Enough cold air will be pulled southward by the storm to bring a period of heavy snow to the Sierra Nevada from Sunday night to Monday.
Travelers over Interstate 80’s Donner Pass should anticipate reduced visibility, slippery roads and possible closures.
Large, dangerous waves will accompany the storm’s push onshore from the coast of Washington to near Point Conception, California, spanning into Monday.
People should avoid heading to the beaches during this time frame as large waves that seemingly come out of nowhere, known as sneaker waves, can top large rocks and jetties and sweep away unsuspecting individuals.
Small craft should remain in port until the danger has passed.
"While conditions will be worse farther north, high surf can also endanger surfers, swimmers and anyone venturing onto jetties at the west-facing beaches of Southern California Monday into Tuesday," Pydynowski said.

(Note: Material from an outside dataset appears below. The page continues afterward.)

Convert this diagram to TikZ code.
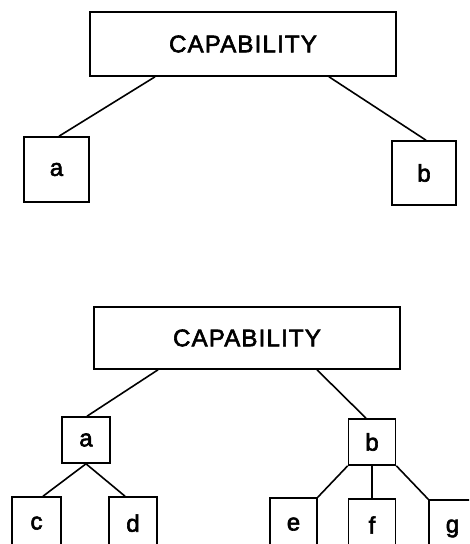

Southern California will be spared the worst of the storm's rain and wind.
"Two more systems are likely to affect the Pacific Northwest and northern Rockies through the week," Boston said.
The next storm from Monday night through Tuesday could bring an increased risk of flooding and wind damage across portions of Washington and Oregon, while largely sparing Northern California.
Yet another storm will sweep ashore at late week.
AccuWeather will continue to provide more details on the upcoming storms in the days ahead.